Transcribe the listing that follows in full, omitting pictures.
#### Given information
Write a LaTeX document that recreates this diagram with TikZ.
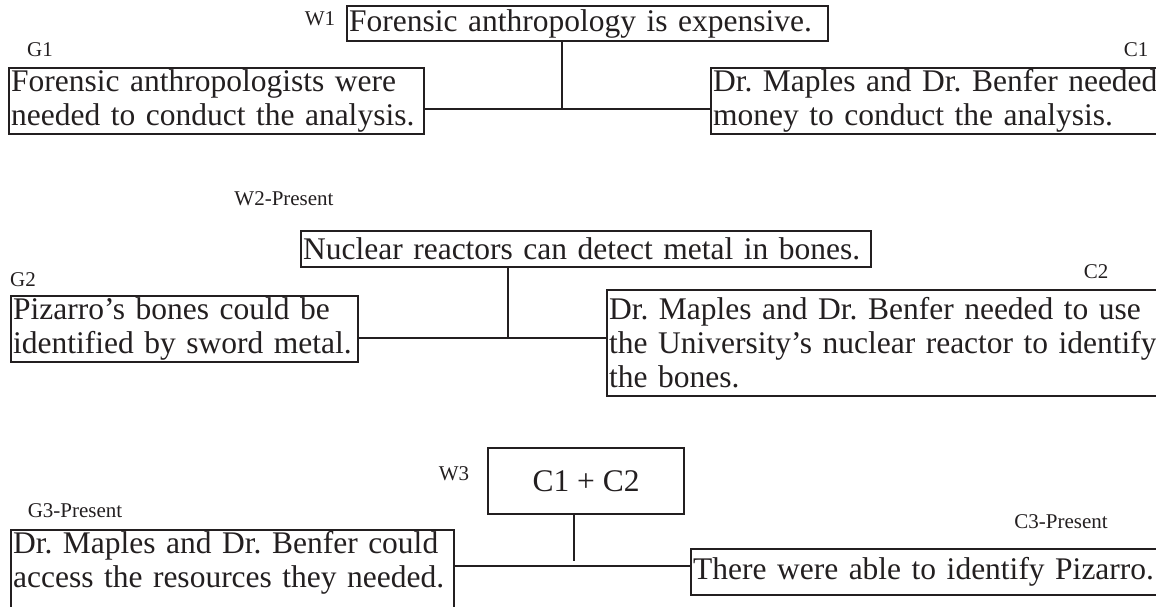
\documentclass[tikz,border=0pt]{standalone}
\usepackage{fontspec}
\setmainfont{Liberation Serif}
\definecolor{ink}{RGB}{35,31,32}
\begin{document}
\begin{tikzpicture}[x=1pt,y=-1pt,
  claim/.style 2 args={draw=ink, line width=2.2pt, anchor=north west,
    inner ysep=1pt, inner xsep=2pt, align=left, text=ink,
    text width=#1pt, minimum height=#2pt,
    font=\fontsize{31.5}{34}\selectfont\frenchspacing},
  tag/.style={font=\fontsize{21}{21}\selectfont, text=ink, inner sep=0pt},
  link/.style={draw=ink, line width=2.4pt}]
\useasboundingbox (0,0) rectangle (1156,606);
\clip (0,0) rectangle (1156,606);

% ---- first argument: warrant W1 ----
\node[tag] (tW1) at (320,19) {W1};
\node[claim={477}{35}] (W1) at (346,5) {\mbox{Forensic anthropology is expensive.}};
\node[tag] (tG1) at (40,50) {G1};
\node[claim={411}{66}] (G1) at (8,67) {\mbox{Forensic anthropologists were}\\\mbox{needed to conduct the analysis.}};
\node[tag] (tC1) at (1136,50) {C1};
\node[claim={460}{66}] (C1) at (710,67) {\mbox{Dr. Maples and Dr. Benfer needed}\\\mbox{money to conduct the analysis.}};
\coordinate (j1) at (562,109);
\draw[link] (W1.south -| j1) -- (j1);
\draw[link] (G1.east |- j1) -- (C1.west |- j1);

% ---- second argument: warrant W2 ----
\node[tag] (tW2) at (284,199) {W2-Present};
\node[claim={566}{36}] (W2) at (300,230) {\mbox{Nuclear reactors can detect metal in bones.}};
\node[tag] (tG2) at (23,280) {G2};
\node[claim={343}{66}] (G2) at (10,295) {\mbox{Pizarro’s bones could be}\\\mbox{identified by sword metal.}};
\node[tag] (tC2) at (1096,272) {C2};
\node[claim={560}{106}] (C2) at (606,289) {\mbox{Dr. Maples and Dr. Benfer needed to use}\\\mbox{the University’s nuclear reactor to identify}\\\mbox{the bones.}};
\coordinate (j2) at (508,338);
\draw[link] (W2.south -| j2) -- (j2);
\draw[link] (G2.east |- j2) -- (C2.west |- j2);

% ---- third argument: warrant W3 ----
\node[tag] (tW3) at (454,474) {W3};
\node[draw=ink, line width=2.2pt, anchor=north west, minimum width=196pt,
  minimum height=66pt, inner sep=0pt, text=ink,
  font=\fontsize{31.5}{34}\selectfont] (W3) at (487,447) {C1 + C2};
\node[tag] (tG3) at (75,511) {G3-Present};
% the last box runs on past the lower edge of the page
\node[claim={439}{60}] (G3) at (10,529) {\mbox{Dr. Maples and Dr. Benfer could}\\\mbox{access the resources they needed.}\\\mbox{}};
\node[tag] (tC3) at (1061,522) {C3-Present};
\node[claim={470}{46}] (C3) at (690,548) {\mbox{There were able to identify Pizarro.}};
\coordinate (j3) at (574,566);
\draw[link] (W3.south -| j3) -- ([yshift=5pt]j3);
\draw[link] (G3.east |- j3) -- (C3.west |- j3);
\end{tikzpicture}
\end{document}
########
Complete output:
Write a LaTeX document that recreates this diagram with TikZ.
\documentclass[tikz,border=0pt]{standalone}
\usepackage{fontspec}
\setmainfont{Liberation Serif}
\definecolor{ink}{RGB}{35,31,32}
\begin{document}
\begin{tikzpicture}[x=1pt,y=-1pt,
  claim/.style 2 args={draw=ink, line width=2.2pt, anchor=north west,
    inner ysep=1pt, inner xsep=2pt, align=left, text=ink,
    text width=#1pt, minimum height=#2pt,
    font=\fontsize{31.5}{34}\selectfont\frenchspacing},
  tag/.style={font=\fontsize{21}{21}\selectfont, text=ink, inner sep=0pt},
  link/.style={draw=ink, line width=2.4pt}]
\useasboundingbox (0,0) rectangle (1156,606);
\clip (0,0) rectangle (1156,606);

% ---- first argument: warrant W1 ----
\node[tag] (tW1) at (320,19) {W1};
\node[claim={477}{35}] (W1) at (346,5) {\mbox{Forensic anthropology is expensive.}};
\node[tag] (tG1) at (40,50) {G1};
\node[claim={411}{66}] (G1) at (8,67) {\mbox{Forensic anthropologists were}\\\mbox{needed to conduct the analysis.}};
\node[tag] (tC1) at (1136,50) {C1};
\node[claim={460}{66}] (C1) at (710,67) {\mbox{Dr. Maples and Dr. Benfer needed}\\\mbox{money to conduct the analysis.}};
\coordinate (j1) at (562,109);
\draw[link] (W1.south -| j1) -- (j1);
\draw[link] (G1.east |- j1) -- (C1.west |- j1);

% ---- second argument: warrant W2 ----
\node[tag] (tW2) at (284,199) {W2-Present};
\node[claim={566}{36}] (W2) at (300,230) {\mbox{Nuclear reactors can detect metal in bones.}};
\node[tag] (tG2) at (23,280) {G2};
\node[claim={343}{66}] (G2) at (10,295) {\mbox{Pizarro’s bones could be}\\\mbox{identified by sword metal.}};
\node[tag] (tC2) at (1096,272) {C2};
\node[claim={560}{106}] (C2) at (606,289) {\mbox{Dr. Maples and Dr. Benfer needed to use}\\\mbox{the University’s nuclear reactor to identify}\\\mbox{the bones.}};
\coordinate (j2) at (508,338);
\draw[link] (W2.south -| j2) -- (j2);
\draw[link] (G2.east |- j2) -- (C2.west |- j2);

% ---- third argument: warrant W3 ----
\node[tag] (tW3) at (454,474) {W3};
\node[draw=ink, line width=2.2pt, anchor=north west, minimum width=196pt,
  minimum height=66pt, inner sep=0pt, text=ink,
  font=\fontsize{31.5}{34}\selectfont] (W3) at (487,447) {C1 + C2};
\node[tag] (tG3) at (75,511) {G3-Present};
% the last box runs on past the lower edge of the page
\node[claim={439}{60}] (G3) at (10,529) {\mbox{Dr. Maples and Dr. Benfer could}\\\mbox{access the resources they needed.}\\\mbox{}};
\node[tag] (tC3) at (1061,522) {C3-Present};
\node[claim={470}{46}] (C3) at (690,548) {\mbox{There were able to identify Pizarro.}};
\coordinate (j3) at (574,566);
\draw[link] (W3.south -| j3) -- ([yshift=5pt]j3);
\draw[link] (G3.east |- j3) -- (C3.west |- j3);
\end{tikzpicture}
\end{document}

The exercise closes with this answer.